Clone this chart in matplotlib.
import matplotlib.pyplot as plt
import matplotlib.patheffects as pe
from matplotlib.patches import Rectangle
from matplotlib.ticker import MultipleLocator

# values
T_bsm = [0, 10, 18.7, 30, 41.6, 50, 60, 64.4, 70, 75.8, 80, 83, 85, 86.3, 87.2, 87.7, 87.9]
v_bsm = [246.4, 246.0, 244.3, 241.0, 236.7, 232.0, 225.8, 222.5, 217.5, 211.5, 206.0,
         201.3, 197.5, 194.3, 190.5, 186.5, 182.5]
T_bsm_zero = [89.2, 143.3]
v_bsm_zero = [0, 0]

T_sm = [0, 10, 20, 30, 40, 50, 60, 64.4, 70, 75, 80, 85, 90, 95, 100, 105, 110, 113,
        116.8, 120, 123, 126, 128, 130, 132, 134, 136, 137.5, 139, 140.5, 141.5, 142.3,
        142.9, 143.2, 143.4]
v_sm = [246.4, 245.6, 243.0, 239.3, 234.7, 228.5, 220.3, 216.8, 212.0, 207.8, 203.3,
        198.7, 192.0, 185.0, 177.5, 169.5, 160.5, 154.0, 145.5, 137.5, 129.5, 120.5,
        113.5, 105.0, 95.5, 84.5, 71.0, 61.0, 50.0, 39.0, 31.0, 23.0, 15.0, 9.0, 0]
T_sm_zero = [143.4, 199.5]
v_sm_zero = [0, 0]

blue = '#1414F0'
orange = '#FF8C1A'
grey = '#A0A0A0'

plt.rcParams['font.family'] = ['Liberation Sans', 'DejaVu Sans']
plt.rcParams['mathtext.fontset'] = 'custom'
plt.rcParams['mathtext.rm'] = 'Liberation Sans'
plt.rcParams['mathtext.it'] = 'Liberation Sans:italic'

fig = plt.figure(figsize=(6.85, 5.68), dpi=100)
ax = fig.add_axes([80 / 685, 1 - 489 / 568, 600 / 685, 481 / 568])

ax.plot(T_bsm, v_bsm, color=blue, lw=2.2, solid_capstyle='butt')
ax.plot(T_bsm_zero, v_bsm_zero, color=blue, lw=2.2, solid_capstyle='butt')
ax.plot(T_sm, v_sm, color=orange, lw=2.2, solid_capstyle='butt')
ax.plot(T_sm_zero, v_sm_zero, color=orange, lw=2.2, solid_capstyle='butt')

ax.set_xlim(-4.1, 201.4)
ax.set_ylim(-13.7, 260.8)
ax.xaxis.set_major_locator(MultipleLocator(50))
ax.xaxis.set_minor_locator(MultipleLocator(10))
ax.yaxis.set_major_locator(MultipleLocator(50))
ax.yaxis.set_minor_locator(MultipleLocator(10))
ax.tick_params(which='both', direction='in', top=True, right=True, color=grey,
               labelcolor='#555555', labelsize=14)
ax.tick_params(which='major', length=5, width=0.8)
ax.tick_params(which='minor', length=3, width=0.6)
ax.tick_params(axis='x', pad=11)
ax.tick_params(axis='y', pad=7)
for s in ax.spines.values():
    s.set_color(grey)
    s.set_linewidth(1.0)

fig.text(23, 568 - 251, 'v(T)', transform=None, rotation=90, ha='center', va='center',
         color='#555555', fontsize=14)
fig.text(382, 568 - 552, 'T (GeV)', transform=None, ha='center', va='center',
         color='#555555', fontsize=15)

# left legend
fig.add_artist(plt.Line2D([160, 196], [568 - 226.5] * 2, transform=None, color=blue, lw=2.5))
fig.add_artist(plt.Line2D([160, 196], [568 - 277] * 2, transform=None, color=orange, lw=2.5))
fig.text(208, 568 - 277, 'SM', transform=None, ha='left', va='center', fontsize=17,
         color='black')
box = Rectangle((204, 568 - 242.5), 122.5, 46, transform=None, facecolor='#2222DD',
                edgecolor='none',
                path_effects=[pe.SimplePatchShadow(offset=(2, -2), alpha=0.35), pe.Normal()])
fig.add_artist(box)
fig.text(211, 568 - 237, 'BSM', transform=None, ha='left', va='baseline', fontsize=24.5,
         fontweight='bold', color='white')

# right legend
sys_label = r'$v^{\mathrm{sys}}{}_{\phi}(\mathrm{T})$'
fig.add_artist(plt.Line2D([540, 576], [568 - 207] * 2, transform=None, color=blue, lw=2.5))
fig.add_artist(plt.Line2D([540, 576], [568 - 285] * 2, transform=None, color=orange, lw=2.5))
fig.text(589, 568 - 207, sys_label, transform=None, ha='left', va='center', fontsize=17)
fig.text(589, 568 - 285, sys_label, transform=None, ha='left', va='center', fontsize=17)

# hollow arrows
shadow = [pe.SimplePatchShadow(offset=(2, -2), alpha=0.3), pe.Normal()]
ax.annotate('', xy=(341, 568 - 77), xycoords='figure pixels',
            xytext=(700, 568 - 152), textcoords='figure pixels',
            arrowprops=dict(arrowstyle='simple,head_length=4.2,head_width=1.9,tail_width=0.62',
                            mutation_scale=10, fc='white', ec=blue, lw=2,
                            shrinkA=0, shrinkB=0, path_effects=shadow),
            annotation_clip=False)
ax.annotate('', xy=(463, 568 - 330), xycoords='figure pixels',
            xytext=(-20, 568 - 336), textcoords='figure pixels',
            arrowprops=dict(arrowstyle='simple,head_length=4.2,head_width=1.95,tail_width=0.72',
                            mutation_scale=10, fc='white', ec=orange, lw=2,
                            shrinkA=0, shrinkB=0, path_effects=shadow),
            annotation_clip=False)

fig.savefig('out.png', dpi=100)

* * * * * * * * *

▶ [What is needed]: Reproduce, please, the lines of the material from its first line down to the line containing "v_bsm_zero = [0, 0]", keeping both ends and nothing beyond them.

▶ [Final answer]:
Clone this chart in matplotlib.
import matplotlib.pyplot as plt
import matplotlib.patheffects as pe
from matplotlib.patches import Rectangle
from matplotlib.ticker import MultipleLocator

# values
T_bsm = [0, 10, 18.7, 30, 41.6, 50, 60, 64.4, 70, 75.8, 80, 83, 85, 86.3, 87.2, 87.7, 87.9]
v_bsm = [246.4, 246.0, 244.3, 241.0, 236.7, 232.0, 225.8, 222.5, 217.5, 211.5, 206.0,
         201.3, 197.5, 194.3, 190.5, 186.5, 182.5]
T_bsm_zero = [89.2, 143.3]
v_bsm_zero = [0, 0]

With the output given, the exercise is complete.